The evening’s main course, the “Triple Concerto,” might seem to embed a chamber trio within the larger orchestra. Make no mistake, though: The three soloist’s parts are virtuosic through and through. It was evident from the start of the performance that the orchestra’s energy level rose in response to the soloists. The tempo in the first and last movements was thus neat and quick. The soloists were so compelling that Spano and the orchestra receded to the background, with an occasional stern look making sure that all musicians coordinated the time of their triplets –a real challenge in the first movement.
It is interesting to catalog the different interactions of the soloists: Violin and cello tended to lead with the most distinctive gestures and traded who led and who followed, whereas the piano was limited by more mundane, accompanying duties.
But it was Hope and Finckel’s competing runs and arpeggios that were highlights of the evening. Moments where they made eye contact and traded notes and melodic ideas were opportunities for well-told jokes. Han’s more accompaniment-like part and having her back turned often prevented her from being a third, equal participant in the conversation. Concertgoers will want to stay alert for a couple of passages in which all three players coordinate trills, a very unusual — and tricky — situation that all musicians last night seemed to enjoy for its pure oddity.
The trio’s encore, the witty and quicksilver finale from Beethoven’s Piano Trio, Op. 1, showed even better nuance and humor than the “Triple Concerto,” and all three demonstrated their talents for close communication. Here, Han’s playing was fully expressive and the equal of the others.
Schumann’s “Spring Symphony” is not an avant-garde work from his youth; rather, it shows the civilizing influence of composer Felix Mendelssohn in the early 1840s in Leipzig. It was Mendelssohn who helped Schumann on the symphony’s orchestration. The two also enjoyed lighter moments in pubs and playing billiards. Some of Schumann’s frenetic energy from his earlier style periods, and his characteristic rhythmic tensions and games, are still present here.
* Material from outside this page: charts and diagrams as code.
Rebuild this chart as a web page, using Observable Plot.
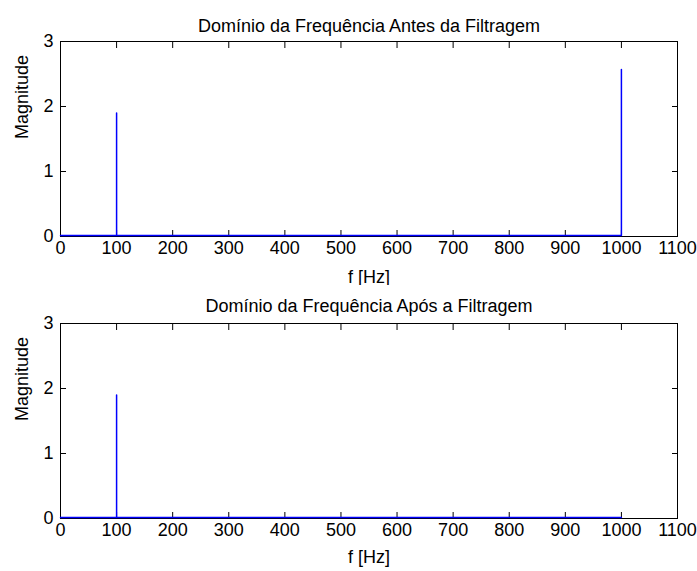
<!DOCTYPE html>
<html>
<head>
<meta charset="utf-8">
<script src="https://cdn.jsdelivr.net/npm/d3@7"></script>
<script src="https://cdn.jsdelivr.net/npm/@observablehq/plot@0.6"></script>
<style>
  html, body { margin: 0; padding: 0; background: #fff; }
  #chart svg { display: block; }
</style>
</head>
<body>
<div id="chart"></div>
<script>
// Spectrum samples (frequency in Hz, magnitude)
const freqs = [0, 100, 100, 100, 1000, 1000];
const magBefore = [0.015, 0.015, 1.9, 0.015, 0.015, 2.57];
const magAfter = [0.015, 0.015, 1.9, 0.015, 0.015, 0.015];

const titles = ["Domínio da Frequência Antes da Filtragem", "Domínio da Frequência Após a Filtragem"];
const xLabel = "f [Hz]";
const yLabel = "Magnitude";
const xTicks = [0, 100, 200, 300, 400, 500, 600, 700, 800, 900, 1000, 1100];
const yTicks = [0, 1, 2, 3];

function panel(mags, title, opts) {
  const data = freqs.map((f, i) => ({f, m: mags[i]}));
  const font = "Liberation Sans, Arial, sans-serif";
  return Plot.plot({
    width: 697,
    height: opts.height,
    marginTop: opts.marginTop,
    marginBottom: opts.marginBottom,
    marginLeft: 60,
    marginRight: 20,
    style: {fontFamily: font, fontSize: "18px", background: "#fff", color: "#000"},
    x: {domain: [0, 1100], axis: null},
    y: {domain: [0, 3], axis: null},
    marks: [
      Plot.frame({stroke: "#000", strokeWidth: 1}),
      Plot.axisX({anchor: "bottom", ticks: xTicks, tickSize: 0, tickPadding: 5, fontSize: 18, label: null, tickFormat: d => String(d)}),
      Plot.axisX({anchor: "bottom", ticks: xTicks, tickSize: 6, dy: -6, text: null, label: null}),
      Plot.axisX({anchor: "top", ticks: xTicks, tickSize: 6, dy: 6, text: null, label: null}),
      Plot.axisY({anchor: "left", ticks: yTicks, tickSize: 0, tickPadding: 7, fontSize: 18, label: null, tickFormat: d => String(d)}),
      Plot.axisY({anchor: "left", ticks: yTicks, tickSize: 6, dx: 6, text: null, label: null}),
      Plot.axisY({anchor: "right", ticks: yTicks, tickSize: 6, dx: -6, text: null, label: null}),
      Plot.line(data, {x: "f", y: "m", stroke: "#0000ff", strokeWidth: 1.5}),
      Plot.text([title], {frameAnchor: "top", lineAnchor: "bottom", dy: opts.titleDy, fontSize: 18, style: {letterSpacing: "0.5px"}}),
      Plot.text([xLabel], {frameAnchor: "bottom", lineAnchor: "bottom", dy: opts.xLabelDy, fontSize: 18}),
      Plot.text([yLabel], {frameAnchor: "left", rotate: -90, dx: -38, fontSize: 18})
    ]
  });
}

const chart = document.getElementById("chart");
chart.append(panel(magBefore, titles[0], {height: 285, marginTop: 41, marginBottom: 49, titleDy: -10, xLabelDy: 46}));
chart.append(panel(magAfter, titles[1], {height: 286, marginTop: 38, marginBottom: 53, titleDy: -12, xLabelDy: 44}));
</script>
</body>
</html>
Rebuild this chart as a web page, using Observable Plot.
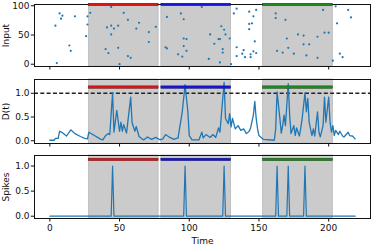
<!DOCTYPE html>
<html><head><meta charset="utf-8">
<script src="https://cdn.jsdelivr.net/npm/d3@7"></script>
<script src="https://cdn.jsdelivr.net/npm/@observablehq/plot@0.6"></script>
<style>
body{margin:0;background:#fff;}
#chart{position:relative;width:376px;height:246px;overflow:hidden;}
#chart svg{position:absolute;left:0;}
</style></head><body><div id="chart"></div>
<script>
// ---- data ----
const inputTimes = [4,5,7,8,9,14,15,18,26,27,27,29,
  40,41,42,44,44,44,46,49,49,50,53,56,56,58,62,64,71,71,76,
  83,84,84,92,94,95,96,96,96,98,98,109,114,115,118,121,122,122,123,124,124,125,126,129,130,
  132,134,134,134,138,139,140,143,143,143,144,144,145,146,146,147,148,148,
  162,162,163,167,169,170,171,175,178,182,182,184,186,192,192,196,197,200,203,
  205,206,208,210,214,216];
const inputValues = [66,2,87,78,83,32,23,82,48,82,68,88,
  26,63,19,98,66,51,61,66,28,0,88,76,14,11,61,71,55,38,64,
  29,27,81,17,87,13,77,44,31,43,23,98,9,51,35,43,43,3,65,26,20,59,51,44,0,
  87,95,29,14,18,24,12,60,90,69,17,12,70,82,22,39,19,93,
  87,79,23,20,76,44,28,18,51,49,34,15,34,47,11,93,54,54,6,
  99,70,18,12,93,80];

const dTimes = [0,3,4,6,7,9,12,15,18,22,25,27,28,32,36,38,40,42,43,45,46,48,50,51,52,53,55,58,59,61,62,64,67,
  68,70,73,76,79,81,83,86,89,92,93,95,97,99,100,102,107,109,110,112,115,117,119,121,122,125,126,128,129,130,131,133,135,137,139,141,143,144,146,147,148,149,150,153,
  161,162,163,165,166,167,168,169,171,172,173,175,176,177,179,180,181,183,184,185,186,188,189,190,192,193,194,196,197,198,200,201,202,203,204,205,207,208,210,211,214,215,217,219];
const dValues = [0.01,0.01,0.05,0.05,0.2,0.17,0.1,0.23,0.15,0.09,0.05,0.04,0.18,0.11,0.04,0.02,0.11,0.15,0.13,1.01,0.18,0.64,0.2,0.39,0.2,0.34,0.16,0.92,0.38,0.2,0.3,0.09,0.02,
  0.03,0.08,0.03,0.07,0.02,0.04,0.13,0.07,0.03,0.06,0.25,0.61,1.18,0.61,0.11,0.02,0.02,0.18,0.06,0.13,0.07,0.13,0.07,0.27,0.18,1.23,0.47,0.36,0.57,0.29,0.47,0.25,0.32,0.22,0.25,0.15,0.2,0.27,0.54,0.83,0.47,0.25,0.11,0.03,
  0.01,0.25,1.03,0.47,0.16,0.32,0.54,0.32,1.2,0.54,0.15,0.32,0.11,0.27,0.1,0.27,0.47,1.01,0.61,0.89,0.39,0.11,0.25,0.1,0.61,0.18,0.08,0.32,0.92,0.39,0.92,0.39,0.18,0.32,0.11,0.22,0.13,0.2,0.1,0.08,0.18,0.11,0.1,0.04];

const spikeTimes = [45,97,125,163,171,183];
const nSteps = 220;

const regionStart = [28,80,153];
const regionEnd = [78,130,203];
const regionColor = ["#dd1515","#1515dd","#1f8a1f"];
const regionEdge = ["#6a0a0a","#0a0a6a","#0c400c"];

const xTicks = [0,50,100,150,200];
const inputTicks = [0,50,100];
const unitTicks = [0,0.5,1];

// ---- build ----
const regions = regionStart.map((s,i)=>({s, e: regionEnd[i], c: regionColor[i], k: regionEdge[i]}));
const inputData = inputTimes.map((t,i)=>({t, v: inputValues[i]}));
const dData = dTimes.map((t,i)=>({t, v: dValues[i]}));
const spikeData = d3.range(nSteps).map(t=>({t, v: spikeTimes.includes(t) ? 1 : 0}));

const blue = "#1f77b4";
const font = "'DejaVu Sans', sans-serif";
const common = {
  width: 376, marginLeft: 34, marginRight: 6,
  x: {domain: [-11, 230]},
  style: {fontFamily: font, fontSize: "9px", color: "#111", background: "transparent", overflow: "visible"}
};

function panel({top, height, marginTop, marginBottom, ydomain, yticks, yfmt, ylabel, barLo, barHi, xlabels, marks}) {
  const svg = Plot.plot({
    ...common, height, marginTop, marginBottom,
    y: {domain: ydomain},
    marks: [
      Plot.rect(regions, {x1: "s", x2: "e", fill: "#cbcbcb", stroke: "#b8b8b8", strokeWidth: 0.8}),
      ...marks,
      Plot.frame({stroke: "#111", strokeWidth: 1}),
      Plot.rect(regions, {x1: "s", x2: "e", y1: barLo, y2: barHi, fill: d => d.c, stroke: d => d.k, strokeWidth: 0.5}),
      Plot.axisX({ticks: xTicks, tickSize: 3.5, tickPadding: 3, tickFormat: xlabels ? d3.format("d") : () => "",
        label: xlabels ? "Time" : null, labelAnchor: "center", labelOffset: 25, labelArrow: "none"}),
      Plot.axisY({ticks: yticks, tickSize: 3.2, tickPadding: 1.8, tickFormat: yfmt,
        label: ylabel, labelAnchor: "center", labelOffset: 32, labelArrow: "none"})
    ]
  });
  svg.style.top = top + "px";
  document.getElementById("chart").appendChild(svg);
}

panel({top: 0, height: 72, marginTop: 4, marginBottom: 6, ydomain: [-3.9, 102.2], yticks: inputTicks, yfmt: d3.format("d"),
  ylabel: "Input", barLo: 99.4, barHi: 103.5, xlabels: false,
  marks: [Plot.dot(inputData, {x: "t", y: "v", r: 1.1, fill: blue, stroke: null})]});

panel({top: 72, height: 76, marginTop: 7, marginBottom: 5, ydomain: [-0.058, 1.29], yticks: unitTicks, yfmt: d3.format(".1f"),
  ylabel: "D(t)", barLo: 1.095, barHi: 1.145, xlabels: false,
  marks: [
    Plot.ruleY([1], {stroke: "#222", strokeWidth: 1.4, strokeDasharray: "4,2.3"}),
    Plot.line(dData, {x: "t", y: "v", stroke: blue, strokeWidth: 1.3})
  ]});

panel({top: 148, height: 98, marginTop: 7, marginBottom: 28, ydomain: [-0.046, 1.21], yticks: unitTicks, yfmt: d3.format(".1f"),
  ylabel: "Spikes", barLo: 1.098, barHi: 1.146, xlabels: true,
  marks: [Plot.line(spikeData, {x: "t", y: "v", stroke: blue, strokeWidth: 1.2})]});
</script>
</body></html>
Spano deftly brought out longer phrases and dynamic shapes, taming this excess energy and holding it in reserve for climactic moments like chorales and fanfares. Occasional mistakes in the strings, inevitable in Schumann’s wickedly difficult string writing, did not disrupt the onward flow. I was especially impressed by the clear entrances of the lower and higher instruments, which faded in and out of view. Tempos were well-chosen, whether in the optimistic first and last movements, warm and somber second movement and alternately stern and playful third movement.
The audience left the concert pleased with the upbeat program, exemplary chamber music playing, witty conversations between soloists and the arrival of spring.